PW-3 is the formal witness being the s/o accused Dulal Chand Kayal and this son allegedly went to Lal Bazar to deposit some money and on oath he deposed that he paid to the IO Rs. 10000/- on 16.3. 1995 as per seizure list but this witness has not supported the prosecution story regarding the recovery of Rs. 4350/- from the house of Dulal Chand Kayal when this witness deposed that the said amount was seized from his raid repairing shop and not from the residence of his father. This witness was not declared hostile by the prosecution.
This was all regarding substantive evidence. The evidence of the second I.O. cannot improve the prosecution story when the prosecution has failed to make out any case through substantive evidence.
Thus I am at one that the Ld. Prosecutor and the Defence that the prosecution has failed to prove the charge against the accused persons and they are fit to be acquitted and I do that u/s 248 (1) of the Cr.P.C. Simply because some money was seized from the accused persons or that some documents was recovered from their houses are not enough to show that the prosecution has been able to prove the charge against accused persons.
Hence, it is ordered That the accused persons as noted in the heading of the judgement are found not guilty in respect of the charge punishable u/s 409, 120B, 420 & 468 of the I.P.C. They are acquitted therefrom u/s 248 (1) of the Cr.P.C."

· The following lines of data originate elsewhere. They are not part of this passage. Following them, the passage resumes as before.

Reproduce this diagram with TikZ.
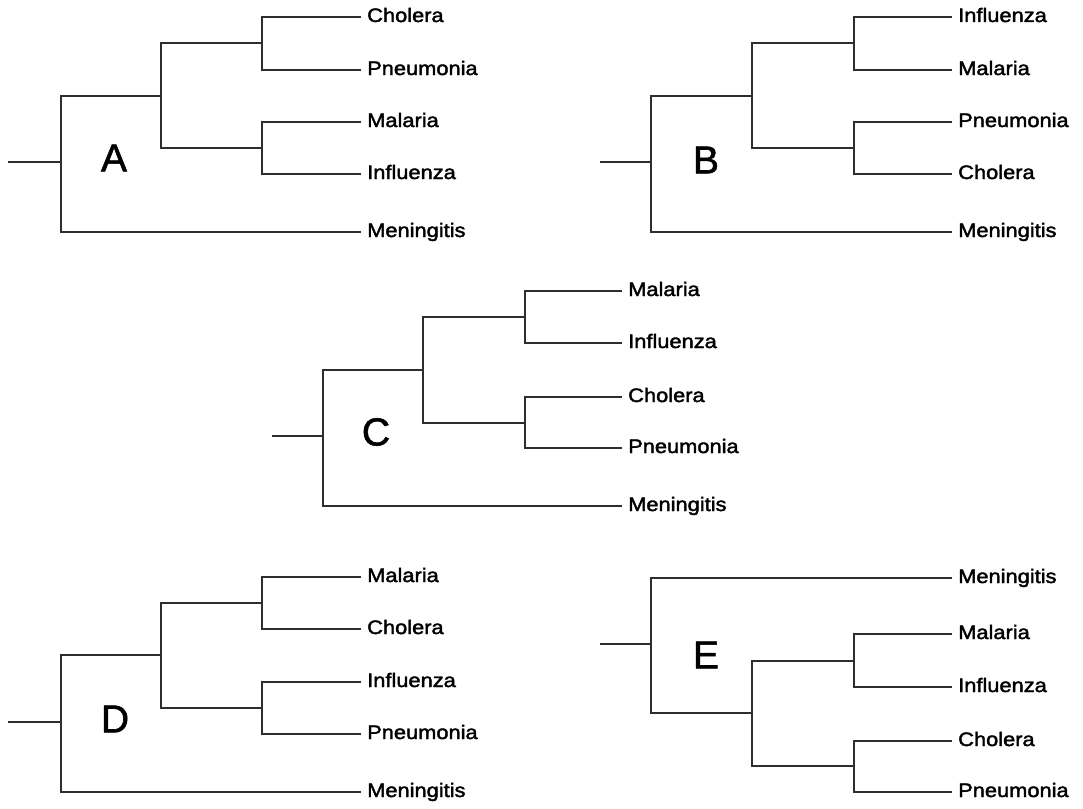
\documentclass[tikz,border=0pt]{standalone}
\usepackage{fontspec}
\setmainfont{Liberation Sans}
\newfontfamily\labfont[FakeStretch=1.12,FakeBold=2]{Liberation Sans}
\newfontfamily\bigfont[FakeBold=1.5]{Liberation Sans}
\begin{document}
\begin{tikzpicture}[x=1pt,y=-1pt,
  br/.style={draw=black!82,line width=2pt},
  leaf/.style={anchor=west,inner xsep=6pt,inner ysep=0pt,text height=14pt,text depth=4pt,
    font=\labfont\fontsize{19.5}{19.5}\selectfont,text=black},
  tlabel/.style={font=\bigfont\fontsize{39}{39}\selectfont,inner sep=0pt,text=black}]
\useasboundingbox (0,0) rectangle (1083,808);
\fill[white] (0,0) rectangle (1083,808);

% ---------- Tree A ----------
\coordinate (sA) at (8,162);
\coordinate (rA) at (61,162);
\coordinate (iA) at (161,96);
\coordinate (cA1) at (262,43);
\coordinate (cA2) at (262,148);
\node[leaf] (A1) at (361,17) {Cholera};
\node[leaf] (A2) at (361,70) {Pneumonia};
\node[leaf] (A3) at (361,122) {Malaria};
\node[leaf] (A4) at (361,174) {Influenza};
\node[leaf] (A5) at (361,232) {Meningitis};
\node[tlabel] (LA) at (114,158) {A};
\draw[br] (sA) -- (rA);
\draw[br] (rA) |- (iA);
\draw[br] (rA) |- (A5);
\draw[br] (iA) |- (cA1);
\draw[br] (iA) |- (cA2);
\draw[br] (cA1) |- (A1);
\draw[br] (cA1) |- (A2);
\draw[br] (cA2) |- (A3);
\draw[br] (cA2) |- (A4);

% ---------- Tree B ----------
\coordinate (sB) at (600,162);
\coordinate (rB) at (651,162);
\coordinate (iB) at (752,96);
\coordinate (cB1) at (854,43);
\coordinate (cB2) at (854,148);
\node[leaf] (B1) at (952,17) {Influenza};
\node[leaf] (B2) at (952,70) {Malaria};
\node[leaf] (B3) at (952,122) {Pneumonia};
\node[leaf] (B4) at (952,174) {Cholera};
\node[leaf] (B5) at (952,232) {Meningitis};
\node[tlabel] (LB) at (706,160) {B};
\draw[br] (sB) -- (rB);
\draw[br] (rB) |- (iB);
\draw[br] (rB) |- (B5);
\draw[br] (iB) |- (cB1);
\draw[br] (iB) |- (cB2);
\draw[br] (cB1) |- (B1);
\draw[br] (cB1) |- (B2);
\draw[br] (cB2) |- (B3);
\draw[br] (cB2) |- (B4);

% ---------- Tree C ----------
\coordinate (sC) at (272,436);
\coordinate (rC) at (323,436);
\coordinate (iC) at (423,370);
\coordinate (cC1) at (525,317);
\coordinate (cC2) at (525,423);
\node[leaf] (C1) at (622,291) {Malaria};
\node[leaf] (C2) at (622,343) {Influenza};
\node[leaf] (C3) at (622,397) {Cholera};
\node[leaf] (C4) at (622,448) {Pneumonia};
\node[leaf] (C5) at (622,506) {Meningitis};
\node[tlabel] (LC) at (376,432) {C};
\draw[br] (sC) -- (rC);
\draw[br] (rC) |- (iC);
\draw[br] (rC) |- (C5);
\draw[br] (iC) |- (cC1);
\draw[br] (iC) |- (cC2);
\draw[br] (cC1) |- (C1);
\draw[br] (cC1) |- (C2);
\draw[br] (cC2) |- (C3);
\draw[br] (cC2) |- (C4);

% ---------- Tree D ----------
\coordinate (sD) at (8,722);
\coordinate (rD) at (61,722);
\coordinate (iD) at (161,655);
\coordinate (cD1) at (262,603);
\coordinate (cD2) at (262,708);
\node[leaf] (D1) at (361,577) {Malaria};
\node[leaf] (D2) at (361,629) {Cholera};
\node[leaf] (D3) at (361,682) {Influenza};
\node[leaf] (D4) at (361,734) {Pneumonia};
\node[leaf] (D5) at (361,792) {Meningitis};
\node[tlabel] (LD) at (115,719) {D};
\draw[br] (sD) -- (rD);
\draw[br] (rD) |- (iD);
\draw[br] (rD) |- (D5);
\draw[br] (iD) |- (cD1);
\draw[br] (iD) |- (cD2);
\draw[br] (cD1) |- (D1);
\draw[br] (cD1) |- (D2);
\draw[br] (cD2) |- (D3);
\draw[br] (cD2) |- (D4);

% ---------- Tree E ----------
\coordinate (sE) at (600,644);
\coordinate (rE) at (651,644);
\coordinate (iE) at (752,713);
\coordinate (cE1) at (854,661);
\coordinate (cE2) at (854,766);
\node[leaf] (E1) at (952,578) {Meningitis};
\node[leaf] (E2) at (952,634) {Malaria};
\node[leaf] (E3) at (952,687) {Influenza};
\node[leaf] (E4) at (952,741) {Cholera};
\node[leaf] (E5) at (952,792) {Pneumonia};
\node[tlabel] (LE) at (706,655) {E};
\draw[br] (sE) -- (rE);
\draw[br] (rE) |- (E1);
\draw[br] (rE) |- (iE);
\draw[br] (iE) |- (cE1);
\draw[br] (iE) |- (cE2);
\draw[br] (cE1) |- (E2);
\draw[br] (cE1) |- (E3);
\draw[br] (cE2) |- (E4);
\draw[br] (cE2) |- (E5);
\end{tikzpicture}
\end{document}
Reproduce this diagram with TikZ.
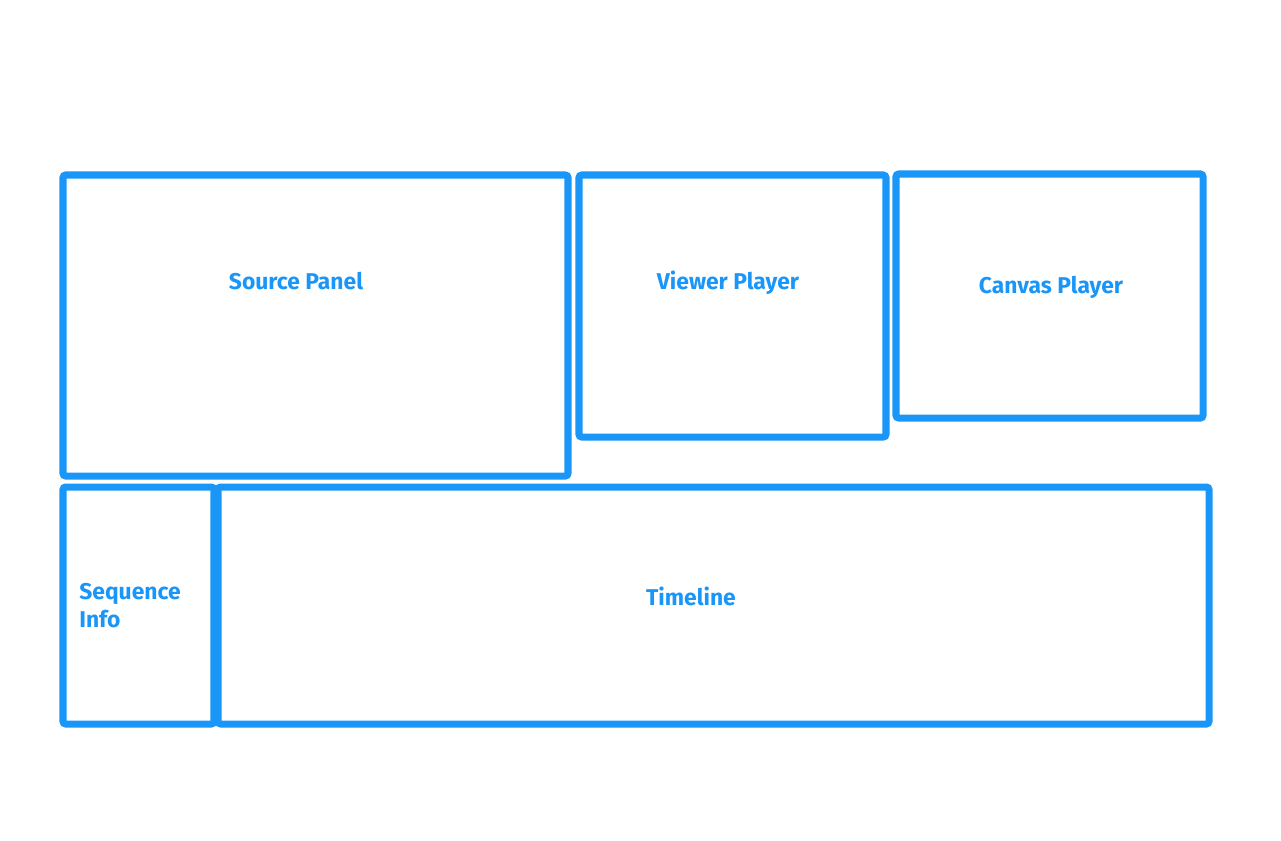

It is quite plain that on the self-same facts, after consideration of the same evidence, as in the departmental proceeding, in detail, the learned Judge came to the finding that the prosecution had failed to prove its case. In my opinion, the acquittal of the accused was honourable. Therefore, the disciplinary authority, before which the proceeding had been concluded, had the duty to exonerate the petitioner. Even if I consider the argument that the departmental rules gave power to the disciplinary authority to consider whether to proceed with the disciplinary proceedings, it could only proceed with it following the dicta of the Supreme Court. Otherwise, this part of the rule would be against the law of our land. Therefore, the consideration which the disciplinary authority had to take into account was whether the facts which constituted the criminal case were identical to those which constituted the departmental proceedings, the evidence was the same and the accused had been acquitted honourably.

Instead of making the above analysis, the disciplinary authority had proceeded on the basis that there was a difference in the standard of proof in a civil and criminal case and so punishment should be imposed on the petitioner.

From the terse reasons that have been given by the disciplinary authority it appears that apart from the above elementary principle of criminal law it considered nothing. It has to be presumed that it had nothing to consider because it would not be able to show that the facts involved in the disciplinary authority were different or that the evidence was not the same or that the acquittal was not honourable. The order of the appellate authority dated 17th November, 2012 suffers from the same vice. For all those reasons the order of the disciplinary authority dated 8th May, 2010 and that of the appellate authority on 17th November, 2012 are set aside.

This writ application is allowed. Consequential reliefs may follow. Urgent certified photocopy of this Judgment and order, if applied for, be supplied to the parties upon compliance with all requisite formalities.